Published online by Cambridge University Press: 28 March 2008
INTRODUCTION
Thomas Jefferson envisioned the United States as an experiment in political democracy founded upon an economy of small farms. This essay examines the geographic expansion and economic development of agriculture during the nineteenth century across the northern region, where Jefferson hoped his vision would materialize most clearly. Central to realizing this goal was transferring land in the public domain into the hands of aspiring farm families. Our theme in this chapter is the heightening tension between the political vision of a nation inhabited by self-sufficient, landowning farmers and the economic reality of increasing agricultural commercialization, tenancy, wealth inequality, and industrialization.

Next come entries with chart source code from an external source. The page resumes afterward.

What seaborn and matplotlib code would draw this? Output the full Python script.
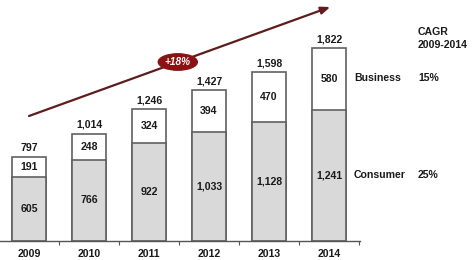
import matplotlib
matplotlib.use("Agg")
import matplotlib.pyplot as plt
import seaborn as sns
import pandas as pd
import numpy as np

years = ["2009", "2010", "2011", "2012", "2013", "2014"]
consumer = [605, 766, 922, 1033, 1128, 1241]
business = [191, 248, 324, 394, 470, 580]
totals = [797, 1014, 1246, 1427, 1598, 1822]
cagr_total = "+18%"
cagr_business = "15%"
cagr_consumer = "25%"

sns.set_theme(style="white")
plt.rcParams['font.family'] = ['Liberation Sans', 'DejaVu Sans']

df = pd.DataFrame({"year": years, "consumer": consumer, "business": business, "total": totals})

fig = plt.figure(figsize=(4.73, 2.6), dpi=100)
ax = fig.add_axes([0, 19/260, 1, 241/260])

edge = "#606060"
sns.barplot(data=df, x="year", y="total", color="white", edgecolor=edge,
            linewidth=1.2, width=0.567, saturation=1, ax=ax)
sns.barplot(data=df, x="year", y="consumer", color="#d9d9d9", edgecolor=edge,
            linewidth=1.2, width=0.567, saturation=1, ax=ax)

upp = 9.44
ax.set_xlim(-29/60, (473-29)/60)
ax.set_ylim(0, 241*upp)

txt = "#1a1a1a"
fs = 7.6
for i in range(len(years)):
    ax.text(i, consumer[i]/2, f"{consumer[i]:,}", ha="center", va="center",
            fontsize=fs, fontweight="bold", color=txt)
    ax.text(i, consumer[i] + business[i]/2, f"{business[i]:,}", ha="center", va="center",
            fontsize=fs, fontweight="bold", color=txt)
    ax.text(i, totals[i] + 35, f"{totals[i]:,}", ha="center", va="bottom",
            fontsize=fs, fontweight="bold", color=txt)

# axis
for s in ["top", "right", "left"]:
    ax.spines[s].set_visible(False)
ax.spines["bottom"].set_bounds(-29/60, 5.52)
ax.spines["bottom"].set_color("#555555")
ax.spines["bottom"].set_linewidth(1.0)
ax.set_yticks([])
ax.set_xticks(range(len(years)))
ax.set_xticklabels(years, fontsize=fs, fontweight="bold", color=txt)
ax.tick_params(axis="x", which="major", length=0, pad=6)
ax.set_xticks(np.arange(0.5, 6, 1), minor=True)
ax.tick_params(axis="x", which="minor", length=3, width=0.8, color="#555555", direction="out", bottom=True)
ax.set_xlabel("")
ax.set_ylabel("")

# growth arrow
ax.annotate("", xy=(5.02, (241-7)*upp), xytext=(0, (241-116)*upp),
            arrowprops=dict(arrowstyle="-|>,head_length=0.45,head_width=0.18",
                            color="#5e1c1c", lw=1.6, shrinkA=0, shrinkB=0))
ax.text(2.48, (241-62)*upp, cagr_total, ha="center", va="center", fontsize=7.2,
        fontweight="bold", fontstyle="italic", color="white",
        bbox=dict(boxstyle="ellipse,pad=0.08", fc="#8b1212", ec="#8b1212"))

# right-hand legend text
xr1 = (354-29)/60
xr2 = (418-29)/60
ax.text(xr2, (241-32)*upp, "CAGR", ha="left", va="center", fontsize=fs, fontweight="bold", color=txt)
ax.text(xr2, (241-45)*upp, "2009-2014", ha="left", va="center", fontsize=fs, fontweight="bold", color=txt)
ax.text(xr1, (241-78)*upp, "Business", ha="left", va="center", fontsize=fs, fontweight="bold", color=txt)
ax.text(xr2, (241-78)*upp, cagr_business, ha="left", va="center", fontsize=fs, fontweight="bold", color=txt)
ax.text(xr1, (241-175)*upp, "Consumer", ha="left", va="center", fontsize=fs, fontweight="bold", color=txt)
ax.text(xr2, (241-175)*upp, cagr_consumer, ha="left", va="center", fontsize=fs, fontweight="bold", color=txt)

fig.savefig("out.png", dpi=100)
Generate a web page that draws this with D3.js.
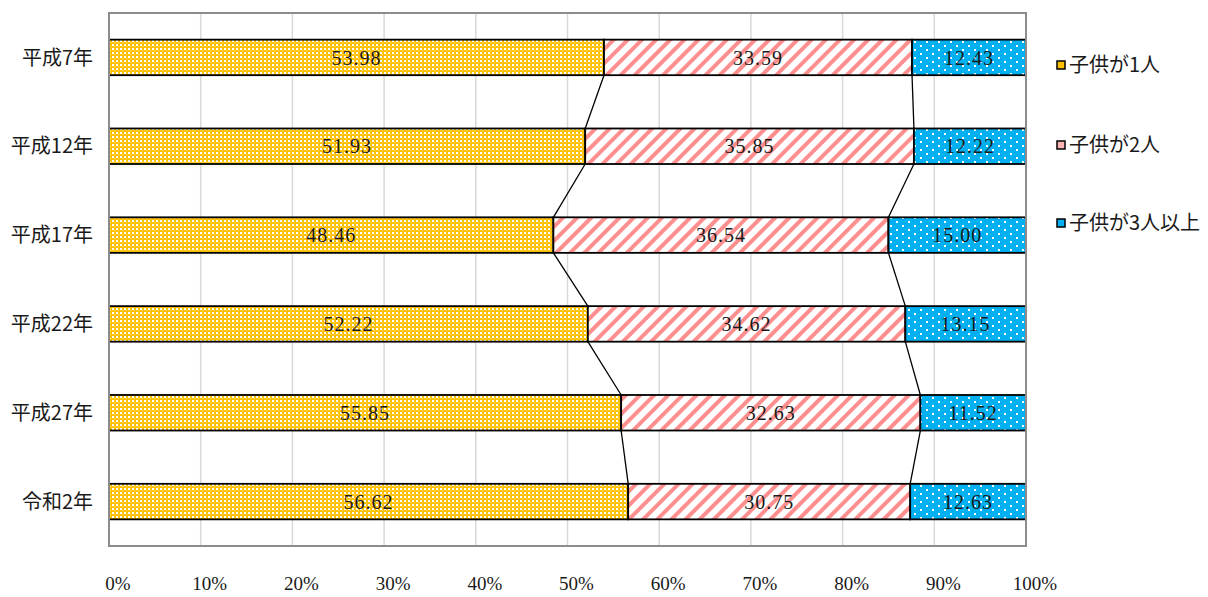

The century opened with an agricultural-commercial economy in which farming played the central role. It closed, however, with agriculture as a relatively diminished sector encroached upon by a rapidly advancing industrial system and by corporate business. In between, farming evolved from a simple, traditional activity into a highly productive commercial enterprise that not only fed the domestic population but exported worldwide and supplied the raw materials that fueled American industrialization. The outcome, ironically, was an increasingly productive farm sector populated by increasingly discontented farmers. These individuals, who believed that the national economy was developing at their expense, ultimately sought governmental solutions when markets did not meet their personal expectations. Nevertheless, the structural transformation progressed, becoming a driving force behind the national population’s dramatically improving economic well-being over the nineteenth century.